Let me bring this back. Can we agree:

  1. no reasonable request should be reasonably declined*
  2. everyone is there to have fun
  3. DMs put more work into running the game than the players
  4. there is an inferred agreement when playing in a game

* Point 1 seems to be the tough one. No one agrees with what is reasonable. For me, I think if someone says they don't like X, then I shouldn't try to convince them they are badwrong for not liking X, or to demand they explain to my satisfaction why they don't. And if someone is offering to share their pizza with me and they don't like pineapple on their pizza, I shouldn't demand that they put it on just for me. I'm free to get my own. By agreeing their offer, I'm agreeing that there won't be pineapple on it nor should I expect there to be. If there is a way for all of us to get what we want, that's ideal. But sometimes it's not possible, and I don't think we should paint people as bad people for not doing what we want.
 

Because the game takes too little time teaching people how to DM and too much time telling them that just by volunteering, they are always right and special and don't have to care about the desires of their friends/audience and calling that 'DM empowerment to cement that feeling and terrible culture?

Spec Fic, Spec Fic, and I've give you the last one, but always going to Jedi fits the pattern and the GL Corp is at least creatively trying to use Sci-Fi to make it look like playing a race from the book is unreasonable, so credit.

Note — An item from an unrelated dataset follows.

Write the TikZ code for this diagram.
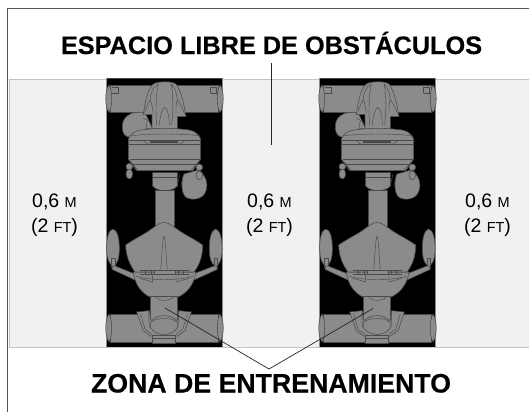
\documentclass[tikz,border=0pt]{standalone}
\usepackage{fontspec}
\setmainfont[BoldFeatures={FakeBold=0.35}]{Liberation Sans}
\definecolor{band}{HTML}{F1F1F1}
\definecolor{bandedge}{HTML}{C4C4C4}
\definecolor{part}{HTML}{8B8B8D}
\definecolor{partline}{HTML}{4A4A4C}
\definecolor{frameline}{HTML}{555555}
\newcommand{\smallunit}[1]{{\fontsize{14.5}{16}\selectfont #1}}
\tikzset{
  partshape/.style={fill=part,draw=partline,line width=0.55pt,line join=round},
  detail/.style={draw=partline,line width=0.45pt},
  darkdetail/.style={draw=partline,line width=1pt},
  titletext/.style={anchor=base,inner sep=0pt},
  measure/.style={font=\fontsize{19.5}{25}\selectfont,align=center,inner sep=0pt,anchor=base},
  leader/.style={draw=black!85,line width=0.7pt},
  machine/.pic={
    \begin{scope}[shift={(90,70)},scale=1/3]
      \fill[black] (50,25) rectangle (397,830);
      \draw[draw=part,line width=0.7pt] (50,25) -- (50,830) (397,25) -- (397,830);
      \draw[draw=partline,line width=0.7pt] (50,25) -- (397,25);
      \draw[partshape] (60,45) rectangle (386,126);
      \draw[partshape] (57,45) .. controls (44,60) and (44,112) .. (57,127) .. controls (68,112) and (68,60) .. (57,45) -- cycle;
      \draw[partshape] (390,45) .. controls (403,60) and (403,112) .. (390,127) .. controls (379,112) and (379,60) .. (390,45) -- cycle;
      \draw[detail] (66,52) -- (85,52) -- (85,70) -- (66,70) (362,70) -- (380,70) (362,52) -- (380,52) -- (380,70) (362,52) -- (362,70);
      \draw[partshape] (165,128) .. controls (130,122) and (100,135) .. (97,165) .. controls (95,190) and (105,205) .. (125,200) -- (190,180) -- cycle;
      \draw[detail] (160,145) -- (172,150) -- (168,176) -- (185,176);
      \draw[partshape] (160,134) .. controls (165,100) and (170,60) .. (190,42) .. controls (205,33) and (245,33) .. (258,42) .. controls (275,65) and (282,105) .. (288,140) -- (262,140) -- (262,180) -- (186,180) -- (186,134) -- cycle;
      \draw[detail] (164,128) .. controls (170,110) and (176,96) .. (180,90) .. controls (186,100) and (188,115) .. (190,130);
      \draw[detail] (284,132) .. controls (276,110) and (268,96) .. (262,90) .. controls (257,100) and (258,115) .. (258,128);
      \draw[detail] (180,90) .. controls (182,70) and (188,50) .. (205,42) .. controls (198,70) and (196,120) .. (200,165);
      \draw[detail] (262,90) .. controls (260,70) and (255,50) .. (243,42) .. controls (250,70) and (250,120) .. (245,165);
      \draw[detail] (208,165) .. controls (210,135) and (218,115) .. (224,112) .. controls (232,118) and (238,135) .. (238,165);
      \draw[partshape] (282,312) .. controls (274,330) and (272,370) .. (288,382) .. controls (305,392) and (340,390) .. (348,362) .. controls (356,340) and (345,312) .. (325,300) -- cycle;
      \draw[detail] (270,310) -- (262,350) (280,312) -- (272,350);
      \draw[partshape] (188,308) -- (262,308) -- (262,348) .. controls (250,366) and (200,366) .. (188,348) -- cycle;
      \draw[detail] (190,322) -- (260,322);
      \draw[partshape] (195,360) rectangle (252,470);
      \draw[partshape] (115,207) .. controls (122,188) and (140,180) .. (170,178) .. controls (205,174) and (245,174) .. (280,178) .. controls (310,180) and (325,188) .. (332,207) -- (332,268) -- (308,302) -- (140,302) -- (115,268) -- cycle;
      \draw[detail] (115,212) -- (332,212);
      \draw[detail] (118,198) .. controls (170,190) and (280,190) .. (330,198);
      \draw[darkdetail,line width=1.4pt] (180,216) -- (264,216);
      \draw[detail] (160,212) -- (172,222) -- (270,222) -- (285,212);
      \draw[detail] (117,222) -- (330,222);
      \draw[darkdetail] (120,267) -- (330,267);
      \draw[detail] (126,282) -- (322,282);
      \draw[detail] (118,270) -- (145,302) (330,270) -- (302,302);
      \draw[partshape] (118,290) circle[radius=10];
      \draw[partshape] (118,312) ellipse[x radius=10,y radius=15];
      \draw[partshape] (328,292) circle[radius=10];
      \draw[partshape] (328,316) ellipse[x radius=10,y radius=13];
      \begin{scope}[shift={(0,420)}]
        \draw[partshape] (60,313) rectangle (386,396);
        \draw[partshape] (57,312) .. controls (44,330) and (44,378) .. (57,396) .. controls (68,378) and (68,330) .. (57,312) -- cycle;
        \draw[partshape] (390,312) .. controls (403,330) and (403,378) .. (390,396) .. controls (379,378) and (379,330) .. (390,312) -- cycle;
        \draw[partshape] (69,57) .. controls (55,60) and (50,85) .. (50,115) .. controls (50,145) and (58,165) .. (69,168) .. controls (82,165) and (88,145) .. (88,115) .. controls (88,85) and (82,60) .. (69,57) -- cycle;
        \draw[partshape] (377,57) .. controls (364,60) and (358,85) .. (358,115) .. controls (358,145) and (365,165) .. (377,168) .. controls (390,165) and (396,145) .. (396,115) .. controls (396,85) and (390,60) .. (377,57) -- cycle;
        \draw[partshape] (64,145) rectangle (75,172);
        \draw[partshape] (372,145) rectangle (383,172);
        \draw[partshape] (68,168) -- (75,168) -- (150,198) -- (135,210) -- (66,178) -- cycle;
        \draw[partshape] (380,168) -- (372,168) -- (295,198) -- (312,210) -- (382,178) -- cycle;
        \draw[partshape] (130,186) .. controls (135,225) and (155,250) .. (182,262) -- (262,262) .. controls (290,250) and (312,225) .. (318,186) -- cycle;
        \draw[detail] (138,198) .. controls (165,212) and (280,212) .. (310,198);
        \draw[detail] (150,205) -- (188,216) (298,205) -- (258,216) (188,196) -- (188,216) (258,196) -- (258,216);
        \draw[partshape] (182,258) -- (262,258) -- (262,330) -- (182,330) -- cycle;
        \draw[detail] (198,262) .. controls (205,274) and (240,274) .. (248,262);
        \draw[partshape] (222,37) .. controls (205,38) and (190,55) .. (165,70) .. controls (145,82) and (125,92) .. (107,105) .. controls (108,140) and (120,165) .. (135,186) -- (312,186) .. controls (328,165) and (338,140) .. (338,105) .. controls (320,92) and (300,82) .. (280,70) .. controls (255,55) and (240,38) .. (222,37) -- cycle;
        \draw[detail] (212,178) .. controls (216,150) and (216,90) .. (222,80) .. controls (228,90) and (228,150) .. (232,178);
        \draw[partshape] (192,180) rectangle (255,193);
        \draw[detail] (150,181) -- (192,181) (150,194) -- (192,194) (255,181) -- (298,181) (255,194) -- (298,194);
        \draw[detail] (166,181) -- (166,194) (184,181) -- (184,194) (264,181) -- (264,194) (280,181) -- (280,194);
        \draw[partshape] (140,306) -- (178,302) -- (182,330) -- (262,330) -- (266,302) -- (304,306) -- (285,362) -- (262,378) -- (182,378) -- (160,362) -- cycle;
        \draw[detail] (152,312) -- (165,358) -- (186,372) (292,312) -- (278,358) -- (258,372);
        \draw[detail] (176,310) -- (178,352) (266,310) -- (264,352);
        \draw[partshape] (222,345) ellipse[x radius=42,y radius=28];
        \draw[detail] (186,335) .. controls (200,322) and (245,322) .. (258,335);
        \draw[partshape] (188,376) -- (256,376) -- (256,400) -- (188,400) -- cycle;
        \draw[detail] (190,386) -- (254,386);
      \end{scope}
    \end{scope}
  }
}
\begin{document}
\begin{tikzpicture}[x=1pt,y=-1pt]
  \useasboundingbox (0,0) rectangle (529,412);
  \clip (0,0) rectangle (529,412);
  \fill[white] (0,0) rectangle (529,412);
  \draw[frameline,line width=1pt] (7.5,412) -- (7.5,9) -- (529,9);
  \fill[band] (9,79) rectangle (529,347);
  \draw[bandedge,line width=0.9pt] (529,79) -- (9,79) -- (9,347) -- (529,347);
  \pic at (0,0) {machine};
  \pic at (213,0) {machine};
  \node[titletext,font=\fontsize{25.3}{30}\selectfont\bfseries] (titlefree) at (271.5,54) {ESPACIO LIBRE DE OBSTÁCULOS};
  \node[titletext,font=\fontsize{26.7}{30}\selectfont\bfseries] (titlezone) at (271,392.5) {ZONA DE ENTRENAMIENTO};
  \node[measure] (spaceleft) at (54.5,232) {0,6 \smallunit{M}\\(2 \smallunit{FT})};
  \node[measure] (spacemid) at (269.5,232) {0,6 \smallunit{M}\\(2 \smallunit{FT})};
  \node[measure] (spaceright) at (487.5,232) {0,6 \smallunit{M}\\(2 \smallunit{FT})};
  \coordinate (freeend) at (271,145);
  \coordinate (freestart) at (271,63);
  \coordinate (apex) at (269,369);
  \coordinate (machineone) at (165,308);
  \coordinate (machinetwo) at (373,308.5);
  \draw[leader] (freestart) -- (freeend);
  \draw[leader] (machineone) -- (apex) -- (machinetwo);
\end{tikzpicture}
\end{document}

In three of those cases I had the DM offer a compromise that gave the mechanics the player was asking for. In the follow-up I mentioned things like the half-ogre (suggested by others) as a compromise to the looks and mechanics. I think an odd looking human with modified mechanics was also offered?

Do those suffice for you as being reasonable DM replies?

Or Are you saying that a DM offering such is being unreasonable in your opinion? (Iirc a post or two ago you implied that looking a bit different with a bit different mechanics was what you were asking for, and not a whole organization).